GLS 120 Sport and Ideology: Gender, Race, National Identity  This course examines the intersection of ideology and sport in multiple forms. Beginning with a broad introduction to the major issues in the application of questions regarding gender, race, class, and ideology to sport, we will primarily view sport as ideological struggle through the 20th century Olympic games movement and the contest between the Soviet and Eastern Bloc nations and the U.S., though we will also consider the larger context of sport as a window to social issues. We will use a variety of primary materials, including monographs, articles, interviews, documentaries, and feature films. [Prerequisite: GLS 101 or permission of instructor.]

GLS 140 Ukrainian Easter Eggs  Since before the advent of Christianity, Eastern Europeans have been decorating chickens' eggs to serve as magical protection for all aspects of their lives, continuing even after these pagan symbols were co-opted into the Easter tradition. We will learn the practical methods for making pysanky (decorated eggs) using the wax-resist technique, as well as the folkloric background of this tradition. Part of our emphasis will be on the tension between the Ukrainian diaspora's attitudes towards pysanky and ethnologist's desire to see this folk art continue uncorrupted, which echoes in decisions we make about our own artistic work. (Galloway, offered annually) [Prerequisite: GLS 101 or permission of instructor.]

GLS 201 Global Cultural Literacies  Global Cultural Literacies will examine cultural productions from around the world and the social/political/cultural forces that help shape world literature, such as socialism, anarchism, feminism, capitalism, migration, and various aesthetic movements. Students will develop an understanding of how cultural artifacts demonstrate and influence the production of meaning and worldviews. The course will present terms and techniques necessary for conducting literary analysis and offer insight into the fundamentals of language learning in languages other than English. This course is taught by faculty from various Global Language departments. Students need either the prerequisite or the co-requisite to enroll. (Offered annually) [Prerequisite: Students must have completed one global language course or be currently enrolled in one global language course.]

GLS 202 Writing the World: Creative Writing from Global Inspiration  This course is an introductory course in creative writing, taking as inspiration numerous examples of fiction and poetry which have arisen in multiple cultures outside the US mainstream. Students will read a variety of African, Asian, European, South American, and North American Indigenous literary works for analysis and inspiration, then create their own writing for critique in workshop format. No prerequisites; all works are read in English translation. Galloway, offered annually. [Prerequisite: GLS 101 or permission of instructor.]

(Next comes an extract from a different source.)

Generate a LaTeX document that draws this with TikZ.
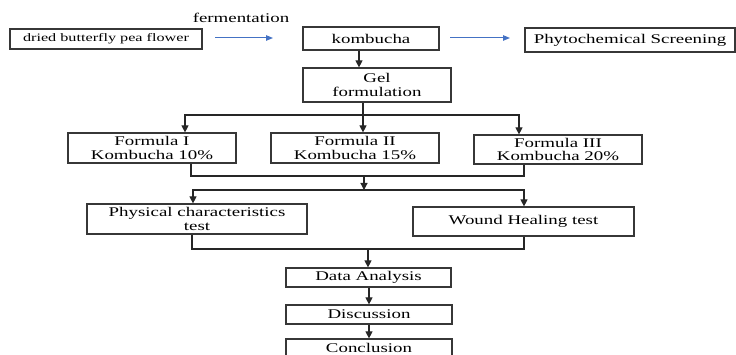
\documentclass[tikz,border=0pt]{standalone}
\usepackage{fontspec}
\setmainfont{Liberation Serif}[FakeStretch=1.42]
\usetikzlibrary{arrows.meta}
\definecolor{boxline}{RGB}{55,55,55}
\definecolor{bluearr}{RGB}{68,114,196}
\tikzset{
  box/.style={draw=boxline, line width=1.2pt, inner sep=0pt, align=center,
    font=\fontsize{13.3}{13.4}\selectfont},
  ln/.style={draw=black!85, line width=1.1pt},
  arr/.style={ln, -{Triangle[length=7pt,width=7pt]}},
  barr/.style={draw=bluearr, line width=1pt, -{Triangle[length=7pt,width=5.5pt]}}
}
\begin{document}
\begin{tikzpicture}[x=1pt,y=-1pt]
\useasboundingbox (0,0) rectangle (736,355);
\clip (0,0) rectangle (736,355);
% top row
\node[box, minimum width=192pt, minimum height=20pt, font=\fontsize{11.4}{12}\selectfont] (dried) at (106,39) {dried butterfly pea flower};
\node[font=\fontsize{13.3}{13.4}\selectfont] (ferm) at (241,18) {fermentation};
\node[box, minimum width=136pt, minimum height=23pt] (komb) at (371,38.5) {kombucha};
\node[box, minimum width=210pt, minimum height=24pt] (phyto) at (630,40) {Phytochemical Screening};
\coordinate (b1s) at (215,38);
\coordinate (b1e) at (273,38);
\coordinate (b2s) at (450,38);
\coordinate (b2e) at (510,38);
\draw[barr] (b1s) -- (b1e);
\draw[barr] (b2s) -- (b2e);
% gel
\node[box, minimum width=148pt, minimum height=34pt] (gel) at (377,85) {Gel\\formulation};
\draw[arr] (komb.south -| 359,0) -- (gel.north -| 359,0);
% formulas
\node[box, minimum width=168pt, minimum height=30pt] (f1) at (152,148) {Formula I\\Kombucha 10\%};
\node[box, minimum width=168pt, minimum height=30pt] (f2) at (355,148) {Formula II\\Kombucha 15\%};
\node[box, minimum width=168pt, minimum height=29pt] (f3) at (558,149.5) {Formula III\\Kombucha 20\%};
\coordinate (j1) at (363,115);
\draw[ln] (gel.south -| j1) -- (j1);
\draw[arr] (j1) -| (f1.north -| 185,0);
\draw[arr] (j1) -| (f3.north -| 519,0);
\draw[arr] (j1) -- (f2.north -| j1);
% tests
\node[box, minimum width=220pt, minimum height=30pt] (pc) at (197,219) {Physical characteristics\\test};
\node[box, minimum width=221pt, minimum height=29pt] (wh) at (523.5,221.5) {Wound Healing test};
\coordinate (j2) at (364,176);
\coordinate (j3) at (364,190);
\draw[ln] (f1.south -| 191,0) |- (j2);
\draw[ln] (f3.south -| 524,0) |- (j2);
\draw[arr] (j2) -- (j3);
\draw[arr] (j3) -| (pc.north -| 193,0);
\draw[arr] (j3) -| (wh.north -| 524,0);
% bottom chain
\node[box, minimum width=165pt, minimum height=19pt] (da) at (368.5,277.5) {Data Analysis};
\node[box, minimum width=166pt, minimum height=19pt] (di) at (369,314.5) {Discussion};
\node[box, minimum width=166pt, minimum height=18pt] (co) at (369,348) {Conclusion};
\coordinate (j4) at (368,249);
\draw[ln] (pc.south -| 192,0) |- (j4);
\draw[ln] (wh.south -| 524,0) |- (j4);
\draw[arr] (j4) -- (da.north -| j4);
\draw[arr] (da.south -| 369,0) -- (di.north -| 369,0);
\draw[arr] (di.south -| 369,0) -- (co.north -| 369,0);
\end{tikzpicture}
\end{document}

GLS 203 Eat Like a Slav: Russian Culture through Food  In this course, we will investigate the role that food plays in Russian culture from its earliest documented forms to the present day. We will consider a variety of interdisciplinary contexts in which food takes a central role, including literature, economics, history, nutrition, and folklore, as well as the ways Russian food has been presented to the world at large. We will examine the peasant diet, which for hundreds of years supported a massive political empire, as well as the luxurious habits of the upper classes, where Western European influences first took hold. Our work will find its practical application in a weekly kitchen laboratory session where we will construct these dishes as we discuss the nature of food in Russian culture of the last several hundred years. (Galloway, offered annually) [Prerequisite: GLS 101 or permission of instructor.]